How to set up your TV for the perfect picture

As well as that, it feels like each week a brand new TV or high-tech feature announcement shakes up the home cinema market – which means there's always something different to consider about setting up the perfect picture. 

The good news is that, as more and more TV display advances arrive, such as 4K Ultra HD resolution, HDR, and Wide Color Gamut, more of them also trickle down to the mass market. 

This means that the image quality you can get these days with even a budget TV can be astounding. Similarly, the rise in 4K TVs over recent years means you can now get four times as many pixels on your display as a regular, Full HD set – so you'll get more detail and precision than ever before. 

But even though TV tech has never been better, it's still possible that you can buy the best and see the worst – that's why we're here to guide you through the process of setting up the best picture possible.


 The good news is that fine-tuning your screen isn't difficult, and you really can't go that wrong. Even if you do get into a multicoloured motion-blurring muddle, we have an easy fix for that as well - just hit the Factory Reset and forget it ever happened. 

 So pick-up that remote, and let's have a play. 1. Use the right sources and connections It may seem obvious, but in order to get the best from your TV you need to put the best into it. 

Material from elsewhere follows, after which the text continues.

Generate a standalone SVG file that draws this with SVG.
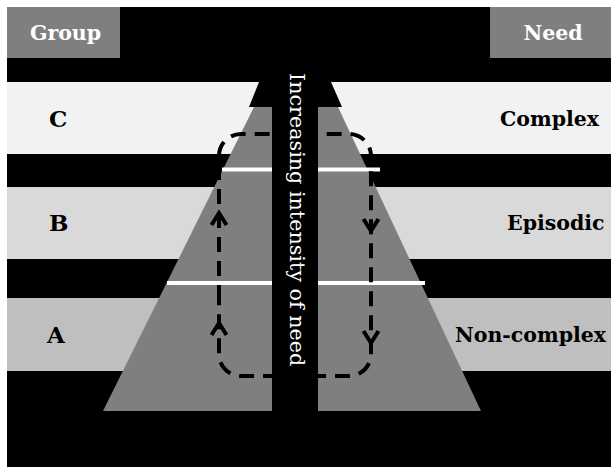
<svg xmlns="http://www.w3.org/2000/svg" xmlns:xlink="http://www.w3.org/1999/xlink" width="611" height="467" viewBox="0 0 611 467">
  <style>
    .hdr { fill: #7f7f7f; }
    .hdrtxt { font-family: "DejaVu Serif", "Liberation Serif", serif; font-weight: bold; font-size: 20.5px; fill: #ffffff; text-anchor: middle; }
    .lbl { font-family: "DejaVu Serif", "Liberation Serif", serif; font-weight: bold; font-size: 20.5px; fill: #000000; }
    .big { font-size: 23px; }
    .vert { font-family: "DejaVu Serif", "Liberation Serif", serif; font-size: 20.7px; fill: #ffffff; }
    .wline { stroke: #ffffff; stroke-width: 4; fill: none; }
    .loop { stroke: #000000; stroke-width: 4; fill: none; stroke-dasharray: 15 9; }
    .chev { stroke: #000000; stroke-width: 4; fill: none; stroke-linejoin: miter; }
  </style>
  <defs>
    <path id="chev" d="M-7.5,12 L0,0 L7.5,12"/>
  </defs>

  <rect x="0" y="0" width="611" height="467" fill="#ffffff"/>
  <rect x="7" y="7" width="604" height="460" fill="#000000"/>

  <g id="band-C"><rect x="7" y="82" width="604" height="72" fill="#f2f2f2"/></g>
  <g id="band-B"><rect x="7" y="187" width="604" height="72" fill="#d9d9d9"/></g>
  <g id="band-A"><rect x="7" y="298" width="604" height="73" fill="#bfbfbf"/></g>

  <g id="pyramid">
    <polygon points="254,107 338,107 481,411 103,411" fill="#7f7f7f"/>
    <line class="wline" x1="222" y1="169.5" x2="380" y2="169.5"/>
    <line class="wline" x1="167" y1="283" x2="425" y2="283"/>
  </g>

  <g id="connectors">
    <path class="loop" d="M219,300 V156 A22,22 0 0 1 241,134 H349 A22,22 0 0 1 371,156 V354 A22,22 0 0 1 349,376 H241 A22,22 0 0 1 219,354 Z"/>
    <use xlink:href="#chev" class="chev" transform="translate(219,213)"/>
    <use xlink:href="#chev" class="chev" transform="translate(219,323)"/>
    <use xlink:href="#chev" class="chev" transform="translate(371,231) rotate(180)"/>
    <use xlink:href="#chev" class="chev" transform="translate(371,343) rotate(180)"/>
  </g>

  <g id="intensity-arrow">
    <polygon points="259,82 331,82 342,107 318,107 318,411 272,411 272,107 249,107" fill="#000000"/>
    <text class="vert" transform="translate(290,73) rotate(90)">Increasing intensity of need</text>
  </g>

  <g id="header-group">
    <rect class="hdr" x="7" y="7" width="113" height="51"/>
    <text class="hdrtxt" x="65.5" y="40">Group</text>
  </g>
  <g id="header-need">
    <rect class="hdr" x="490" y="7" width="121" height="51"/>
    <text class="hdrtxt" x="553" y="40">Need</text>
  </g>

  <g id="group-C"><text class="lbl big" x="49" y="127">C</text></g>
  <g id="group-B"><text class="lbl big" x="49" y="231">B</text></g>
  <g id="group-A"><text class="lbl big" x="47" y="343">A</text></g>

  <g id="need-complex"><text class="lbl" x="500" y="126">Complex</text></g>
  <g id="need-episodic"><text class="lbl" x="507" y="230">Episodic</text></g>
  <g id="need-noncomplex"><text class="lbl" x="455" y="342">Non-complex</text></g>
</svg>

 This boils down to using high-resolution sources. For watching films and TV shows on disc, regular DVD players represent the bare minimum of what's acceptable, but if you're quality conscious, they should really be ousted in favor of a decent Ultra HD Blu-ray player. 

At the very least you want to feed them HD content from a Blu-ray player and HD set top box. The amount of broadcast 4K content is currently minimal, but the world of gaming is storming ahead with 4K thanks to consoles like the Xbox One X and PS4 Pro. There are now also plenty of 4K streaming devices like the Apple TV 4K and Amazon Fire TV Cube. However, if you really want to invest in 4K content then you should consider one of the best TV streaming services like Netflix, Amazon Prime Instant Video or Disney Plus, which have a huge amount of 4K HDR content available. 

Of course, once you have your kit, it's imperative that you use the right connections. We've probably all witnessed someone watching a Sky+ HD box through the SCART connection at some point over the years (hint, you ain't gonna get HD that way). By and large, the only connection you should be using is HDMI, unless there's an overriding reason to opt for a legacy interface. 

Owners of older Panasonic TVs may still have a DisplayPort connection, which is used for connecting PCs and can deliver equally high-quality signals. 2. Make sure your sources are set up right Source components and Blu-ray players usually have a variety of display options, but will typically manage themselves depending on the display they're partnered with - thanks to the EDID (Extended display identification data) info they encounter. You can manually intervene though if your combination results in some odd behaviour. 

The best way of checking this is to hop into your set-top box, Blu-ray player or games console's display settings to establish exactly what they're outputting. Ideally, you're looking for them to output at 2160p (ie 4K), but many Full HD boxes won't be capable of this. If you're streaming 4K content online, it will also usually simply downgrade the quality to whatever your television set can output. If you're a little confused as to what your television can support, then we'd suggest picking the highest option available and simply seeing what happens. 

Most sources will briefly show an image designed to test if your TV can support the settings you've chosen, and if this image doesn't appear then you can safely assume your set can't support it. Just work down through the settings options until you find the highest option that your TV is able to display. 

The situation is made even more complicated by the fact that some cheaper 4K TVs will only support 4K on a fraction of their total HDMI ports (usually the first two). If your new 4K Blu-ray player isn't able to output Ultra HD to your screen, try plugging it into a different HDMI port to see if this resolves the issue. 3. 

Ambient light affects image perception One important characteristic of LCD screens is that they each behave differently according to the ambient light levels in your room. Because LCD is a backlit display technology it becomes increasingly torch-like in a darkened room. What looked like a black leather jacket in a room with average ambient light, becomes grey (be it dark grey or light grey) in a darkened room. Panel makers will try every trick in the book, from filters to backlight chicanery, to disguise this fact.